- Cooke House
- U.S. National Register of Historic Places
- Location: SW of Louisburg near jct. of SR 1114 and SR 1109, near Louisburg, North Carolina
- Coordinates: 36°3′19″N 78°20′23″W﻿ / ﻿36.05528°N 78.33972°W
- Area: 5 acres (2.0 ha)
- Built: 1841
- Architectural style: Greek Revival
- NRHP reference No.: 75001265
- Added to NRHP: October 14, 1975

= Cooke House (Louisburg, North Carolina) =

Historic house in North Carolina, United States

Cooke House is a historic plantation house located near Louisburg, Franklin County, North Carolina. The house was built about 1841, and consists of a two-story, three-bay, Greek Revival style frame main block with a smaller earlier one-story section. It has brick exterior end chimneys with stepped shoulders and a wide hip-roof front porch.

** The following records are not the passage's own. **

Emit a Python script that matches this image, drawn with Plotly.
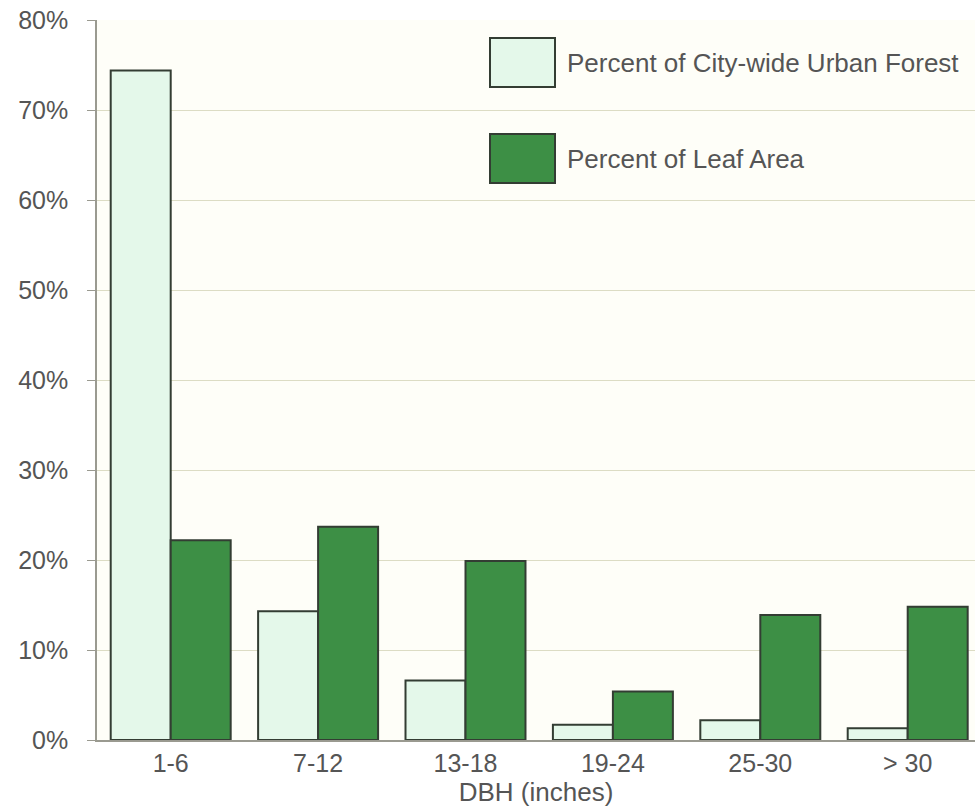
import plotly.graph_objects as go

categories = ["1-6", "7-12", "13-18", "19-24", "25-30", "> 30"]
pct_forest = [74.4, 14.3, 6.6, 1.7, 2.2, 1.3]
pct_leaf = [22.2, 23.7, 19.9, 5.4, 13.9, 14.8]
y_ticks = [0, 10, 20, 30, 40, 50, 60, 70, 80]
y_tick_labels = [f"{v}%" for v in y_ticks]
series_names = ["Percent of City-wide Urban Forest", "Percent of Leaf Area"]

W, H = 975, 812
L, R, T, B = 97, 975, 20, 740
LIGHT = "#e4f8ea"
DARK = "#3d8f45"
EDGE = "#333d33"
TXT = "#555555"
FONT = "Liberation Sans, Arial, sans-serif"

fig = go.Figure()
fig.add_trace(go.Bar(x=categories, y=pct_forest, name=series_names[0],
                     marker=dict(color=LIGHT, line=dict(color=EDGE, width=2))))
fig.add_trace(go.Bar(x=categories, y=pct_leaf, name=series_names[1],
                     marker=dict(color=DARK, line=dict(color=EDGE, width=2))))

cat_w = 147.4
x_max = -0.5 + (R - L) / cat_w

def px(x):
    return (x - L) / (R - L)

def py(y):
    return (B - y) / (B - T)

shapes = []
annotations = []
legend_boxes = [(490, 555, 38, 87, LIGHT), (490, 555, 134, 183, DARK)]
for (x0, x1, y0, y1, c), name in zip(legend_boxes, series_names):
    shapes.append(dict(type="rect", xref="paper", yref="paper",
                       x0=px(x0), x1=px(x1), y0=py(y1), y1=py(y0),
                       fillcolor=c, line=dict(color=EDGE, width=2), layer="above"))
    annotations.append(dict(xref="paper", yref="paper", x=px(565), y=py((y0 + y1) / 2),
                            text=name, showarrow=False, xanchor="left", yanchor="middle",
                            font=dict(size=26, color=TXT, family=FONT)))

fig.update_layout(
    width=W, height=H,
    margin=dict(l=L, r=W - R, t=T, b=H - B, pad=0),
    paper_bgcolor="white",
    plot_bgcolor="#fefef8",
    barmode="group", bargap=0.186, bargroupgap=0,
    showlegend=False,
    font=dict(family=FONT, color=TXT),
    shapes=shapes,
    annotations=annotations,
    xaxis=dict(range=[-0.5, x_max], showgrid=False, showline=True, linecolor="#9a9a90",
               linewidth=1.5, ticks="", tickfont=dict(size=25, color=TXT),
               title=dict(text="DBH (inches)", font=dict(size=26, color=TXT), standoff=2),
               fixedrange=True),
    yaxis=dict(range=[0, 80], tickvals=y_ticks, ticktext=y_tick_labels,
               showgrid=True, gridcolor="#dcdcc4", gridwidth=1.2,
               showline=True, linecolor="#9a9a90", linewidth=1.5,
               ticks="outside", ticklen=8, tickcolor="#9a9a90",
               tickfont=dict(size=25, color=TXT), ticklabelstandoff=14,
               zeroline=False, fixedrange=True),
)

fig.write_html("out.html")
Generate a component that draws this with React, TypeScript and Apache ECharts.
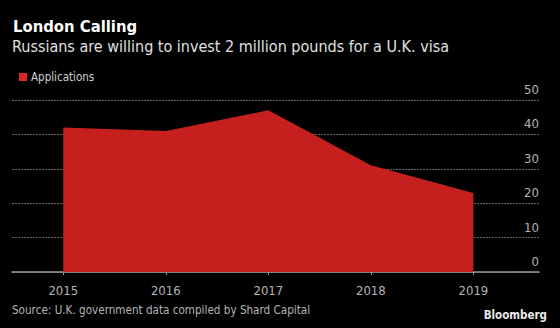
import React, { useEffect, useRef } from "react";
import * as echarts from "echarts";

const years = [2015, 2016, 2017, 2018, 2019];
const applications = [42, 41, 47, 31, 23];
const yTicks = [0, 10, 20, 30, 40, 50];

const TITLE = "London Calling";
const SUBTITLE = "Russians are willing to invest 2 million pounds for a U.K. visa";
const SOURCE = "Source: U.K. government data compiled by Shard Capital";
const FONT = "'DejaVu Sans Condensed', 'Liberation Sans Narrow', sans-serif";

export default function App() {
  const ref = useRef<HTMLDivElement>(null);
  useEffect(() => {
    const chart = echarts.init(ref.current!, null, { renderer: "svg" });
    chart.setOption({
      animation: false,
      backgroundColor: "#000000",
      textStyle: { fontFamily: FONT },
      graphic: [
        { type: "text", left: 13, top: 18, style: { text: TITLE, fill: "#ffffff", font: `bold 16.5px ${FONT}` } },
        { type: "text", left: 12, top: 38, style: { text: SUBTITLE, fill: "#e0e0e0", font: `16px ${FONT}` } },
        { type: "text", left: 12, top: 304, style: { text: SOURCE, fill: "#b4b4b4", font: `11.6px ${FONT}` } },
        { type: "text", right: 13, top: 309, style: { text: "Bloomberg", fill: "#e8e8e8", font: `bold 11.5px ${FONT}` } },
      ],
      legend: {
        left: 14,
        top: 66,
        icon: "rect",
        itemWidth: 8,
        itemHeight: 8,
        itemGap: 5,
        textStyle: { color: "#d0d0d0", fontSize: 11.5, fontFamily: FONT, padding: [0, 0, 0, -1] },
        data: ["Applications"],
      },
      grid: { left: 12, right: 21, top: 100, bottom: 56, containLabel: false },
      xAxis: {
        type: "value",
        min: 2014.5,
        max: 2019.64,
        splitLine: { show: false },
        axisLine: { show: true, lineStyle: { color: "#9a9a9a", width: 1.5 } },
        axisTick: { show: true, customValues: years, length: 3, lineStyle: { color: "#9a9a9a" } },
        axisLabel: {
          customValues: years,
          color: "#b4b4b4",
          fontSize: 13,
          margin: 12,
          fontFamily: FONT,
          formatter: (v: number) => String(Math.round(v)),
        },
      },
      yAxis: {
        type: "value",
        position: "right",
        min: 0,
        max: 50,
        interval: 10,
        axisLine: { show: false },
        axisTick: { show: false },
        splitLine: { show: true, lineStyle: { color: "#666666", type: [2, 1], width: 1 } },
        axisLabel: {
          inside: true,
          align: "right",
          verticalAlign: "bottom",
          margin: 0,
          padding: [0, 0, 4, 0],
          color: "#b4b4b4",
          fontSize: 13,
          fontFamily: FONT,
          customValues: yTicks,
        },
      },
      series: [
        {
          name: "Applications",
          type: "line",
          data: years.map((y, i) => [y, applications[i]]),
          symbol: "none",
          lineStyle: { width: 0, color: "#c6201e" },
          itemStyle: { color: "#e02424" },
          areaStyle: { color: "#c6201e", opacity: 1 },
          z: 1,
        },
      ],
    });
    return () => chart.dispose();
  }, []);
  return <div ref={ref} style={{ width: 560, height: 328, position: "fixed", left: 0, top: 0 }} />;
}
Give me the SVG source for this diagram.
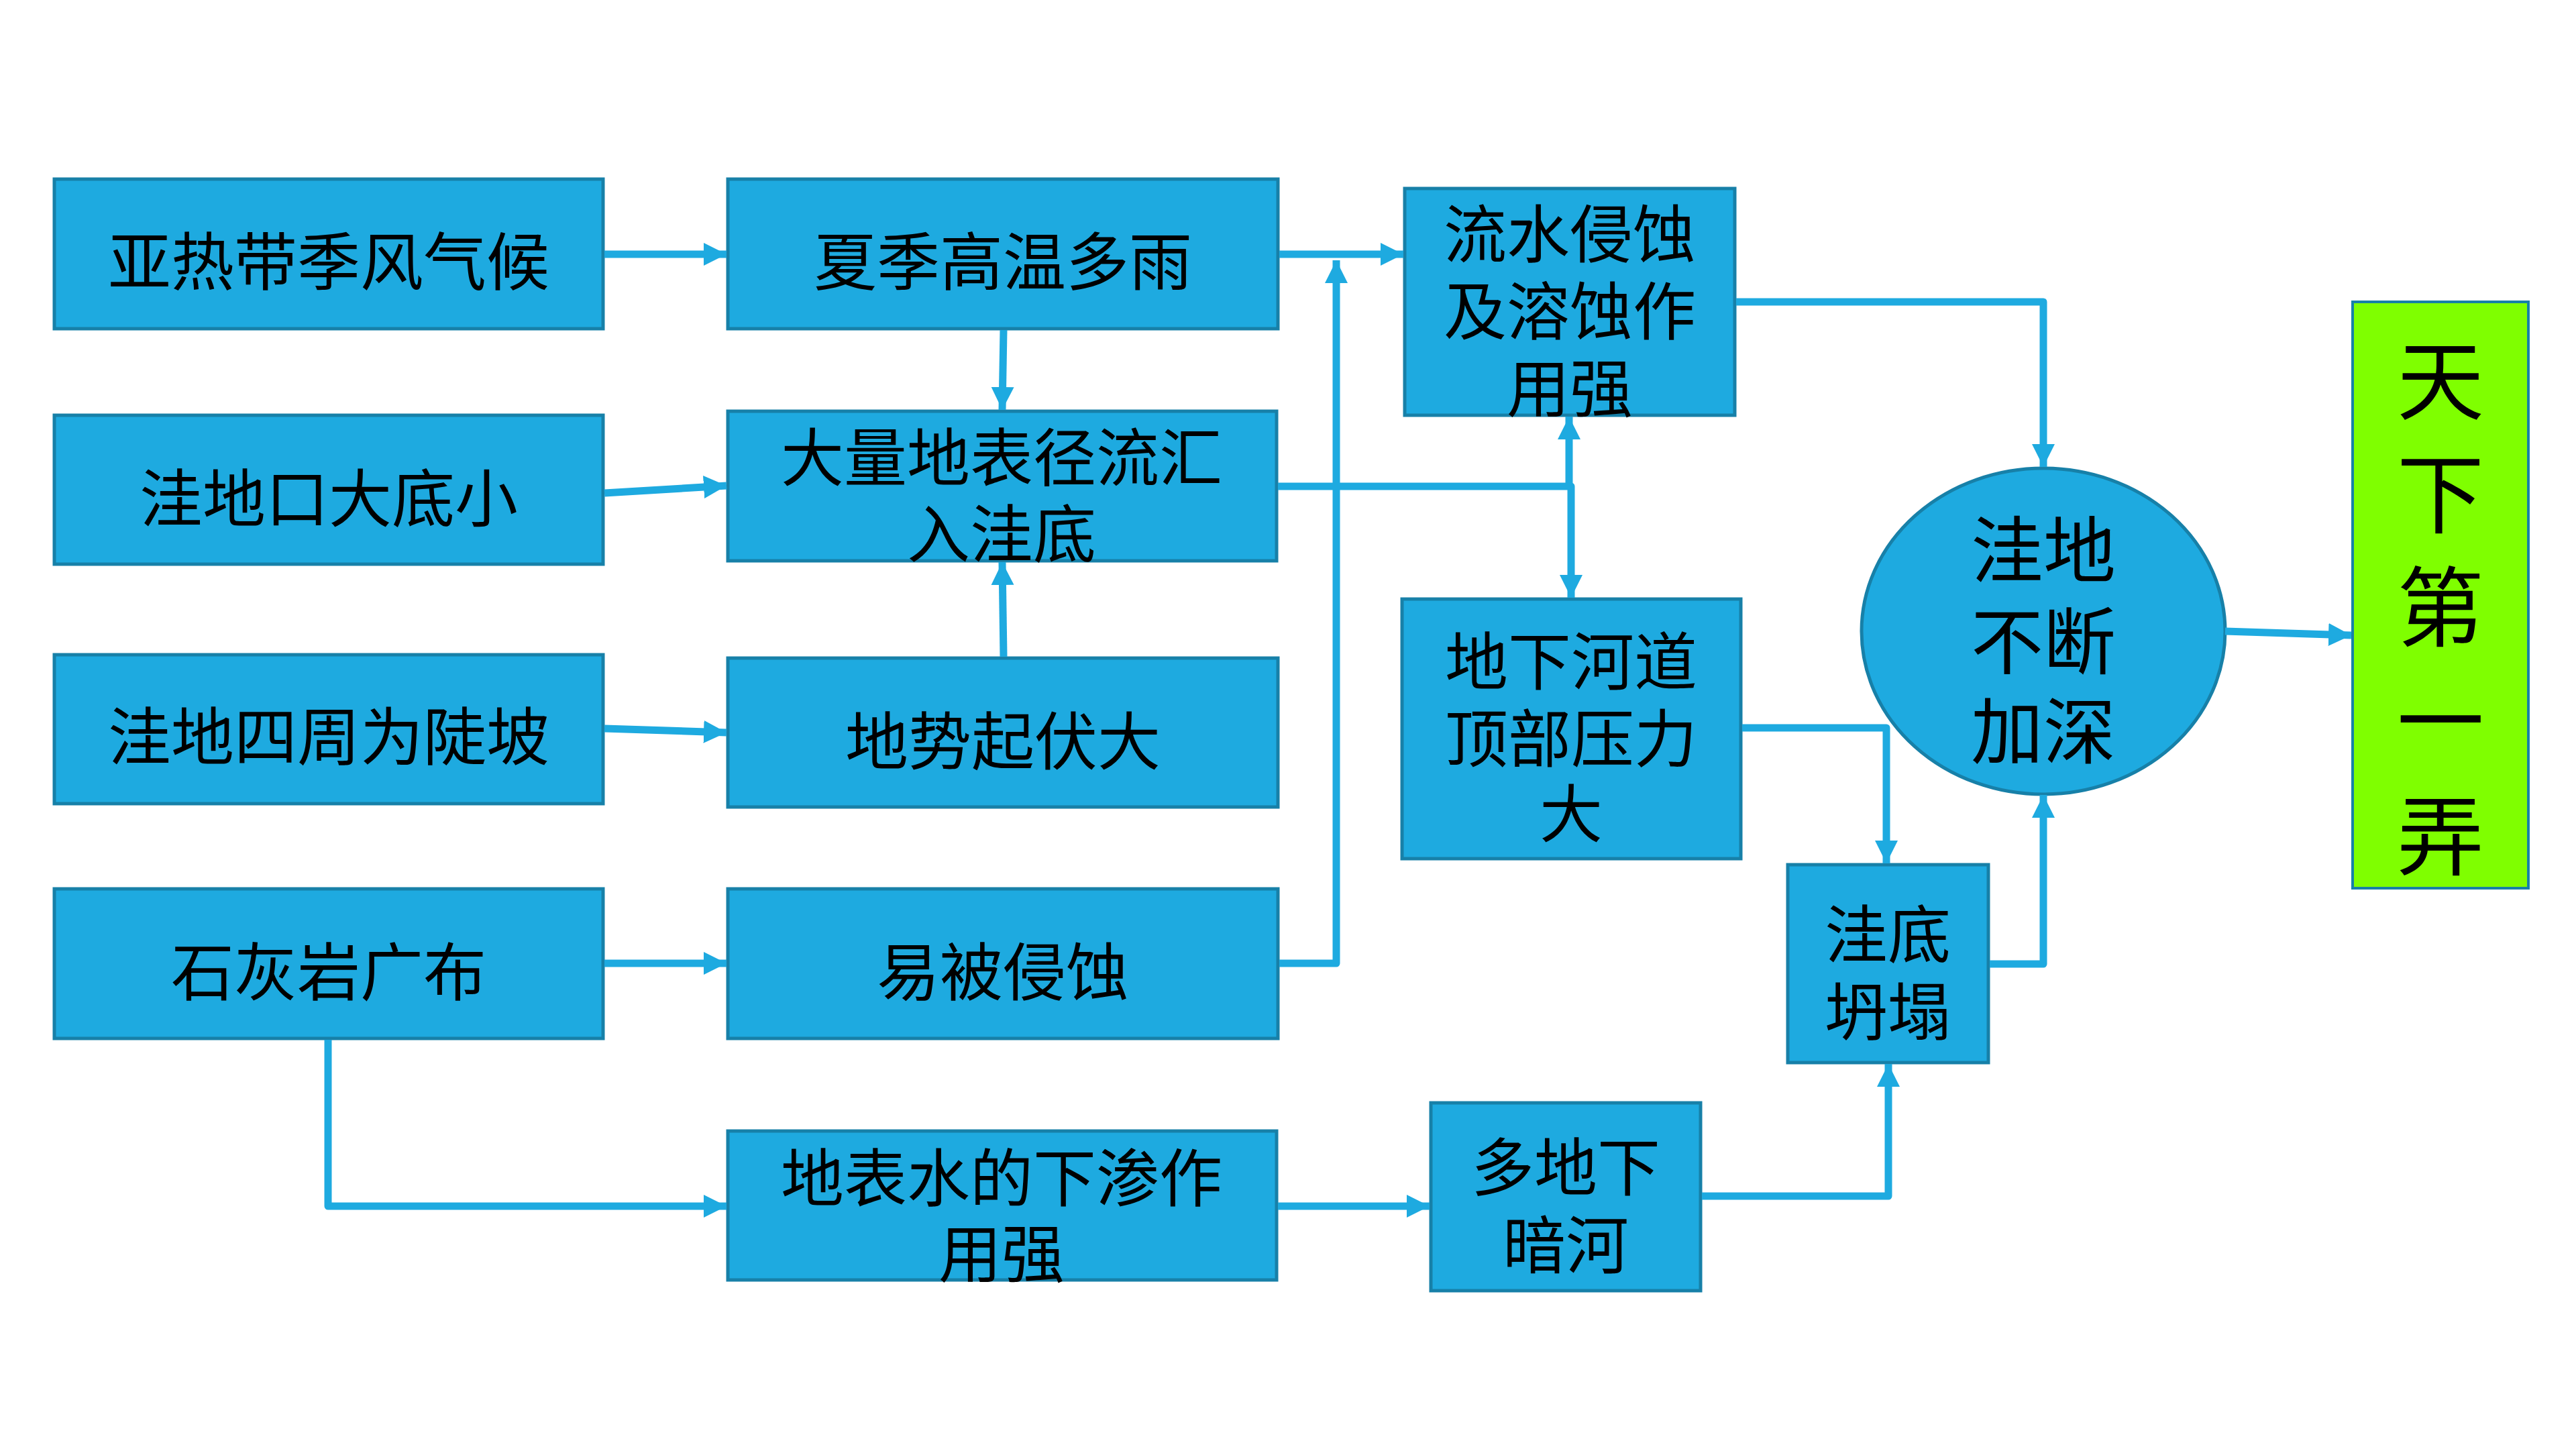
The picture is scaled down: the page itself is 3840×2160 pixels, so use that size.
<svg xmlns="http://www.w3.org/2000/svg" width="3840" height="2160" viewBox="0 0 3840 2160">
<defs>
<marker id="ah" markerUnits="userSpaceOnUse" markerWidth="36" markerHeight="36" refX="34" refY="17" orient="auto" viewBox="0 0 36 36">
<path d="M0,0 L34,17 L0,34 z" fill="#1EAAE0"/>
</marker>
</defs>
<style>
.box{fill:#1EAAE0;stroke:#1780A8;stroke-width:5}
.green{fill:#7FFF00;stroke:#1780A8;stroke-width:4}
.t{font-family:"Noto Sans CJK SC","Noto Sans",sans-serif;font-size:94px;fill:#000;text-anchor:middle;dominant-baseline:central}
.tb{font-size:108px}
.tg{font-size:130px}
.c{fill:none;stroke:#1EAAE0;stroke-width:11;marker-end:url(#ah)}
</style>
<rect width="3840" height="2160" fill="#fff"/>
<g id="n1"><rect class="box" x="81" y="267" width="818" height="223"/><text class="t" x="490" y="384">亚热带季风气候</text></g>
<g id="n2"><rect class="box" x="1085" y="267" width="820" height="223"/><text class="t" x="1495" y="384">夏季高温多雨</text></g>
<g id="n3"><rect class="box" x="81" y="619" width="818" height="222"/><text class="t" x="490" y="737">洼地口大底小</text></g>
<g id="n4"><rect class="box" x="1085" y="613" width="818" height="223"/><text class="t" x="1493" y="676">大量地表径流汇<tspan x="1493" y="790">入洼底</tspan></text></g>
<g id="n5"><rect class="box" x="81" y="976" width="818" height="222"/><text class="t" x="490" y="1092">洼地四周为陡坡</text></g>
<g id="n6"><rect class="box" x="1085" y="981" width="820" height="222"/><text class="t" x="1495" y="1099">地势起伏大</text></g>
<g id="n7"><rect class="box" x="81" y="1325" width="818" height="223"/><text class="t" x="490" y="1443">石灰岩广布</text></g>
<g id="n8"><rect class="box" x="1085" y="1325" width="820" height="223"/><text class="t" x="1495" y="1443">易被侵蚀</text></g>
<g id="n9"><rect class="box" x="1085" y="1686" width="818" height="222"/><text class="t" x="1493" y="1750">地表水的下渗作<tspan x="1493" y="1863">用强</tspan></text></g>
<g id="n10"><rect class="box" x="2094" y="281" width="492" height="338"/><text class="t" x="2340" y="343">流水侵蚀<tspan x="2340" y="458">及溶蚀作</tspan><tspan x="2340" y="573">用强</tspan></text></g>
<g id="n11"><rect class="box" x="2090" y="893" width="505" height="387"/><text class="t" x="2342" y="980">地下河道<tspan x="2342" y="1095">顶部压力</tspan><tspan x="2342" y="1207">大</tspan></text></g>
<g id="n12"><rect class="box" x="2133" y="1644" width="402" height="280"/><text class="t" x="2334" y="1734">多地下<tspan x="2334" y="1850">暗河</tspan></text></g>
<g id="n13"><rect class="box" x="2665" y="1289" width="299" height="295"/><text class="t" x="2814" y="1387">洼底<tspan x="2814" y="1502">坍塌</tspan></text></g>
<g id="n14"><ellipse class="box" cx="3046" cy="941" rx="271" ry="243"/><text class="t tb" x="3046" y="813">洼地<tspan x="3046" y="949">不断</tspan><tspan x="3046" y="1083">加深</tspan></text></g>
<g id="n15"><rect class="green" x="3507" y="450" width="262" height="874"/><text class="t tg" x="3638" y="558">天<tspan x="3638" y="727">下</tspan><tspan x="3638" y="896">第</tspan><tspan x="3638" y="1065">一</tspan><tspan x="3638" y="1237">弄</tspan></text></g>
<g id="connectors">
<path class="c" d="M901,379 H1083"/>
<path class="c" d="M1496,492 L1494,611"/>
<path class="c" d="M901,735 L1083,724"/>
<path class="c" d="M1496,979 L1494,838"/>
<path class="c" d="M901,1086 L1083,1092"/>
<path class="c" d="M901,1436 H1083"/>
<path class="c" d="M489,1550 V1798 H1083" stroke-linejoin="round"/>
<path class="c" d="M1907,1436 H1992 V388" stroke-linejoin="round"/>
<path class="c" d="M1907,379 H2092"/>
<path class="c" d="M1905,725 H2339 V621" stroke-linejoin="round"/>
<path class="c" d="M2339,725 H2342 V891" stroke-linejoin="round"/>
<path class="c" d="M2588,450 H3046 V696" stroke-linejoin="round"/>
<path class="c" d="M2597,1085 H2812 V1287" stroke-linejoin="round"/>
<path class="c" d="M2537,1783 H2815 V1586" stroke-linejoin="round"/>
<path class="c" d="M2966,1437 H3046 V1185" stroke-linejoin="round"/>
<path class="c" d="M3317,941 L3505,947"/>
<path class="c" d="M1905,1798 H2131"/>
</g>
</svg>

It was built by Jonas Cooke (1786-1872), whose son Charles M. Cooke (1844-1920) was a noted North Carolina politician.

It was listed on the National Register of Historic Places in 1975.

The historic Shemuel Kearney House (built 1759), originally located in Franklinton, currently sits next to the Cooke House. It was moved there in 2009 and reconstructed in 2015.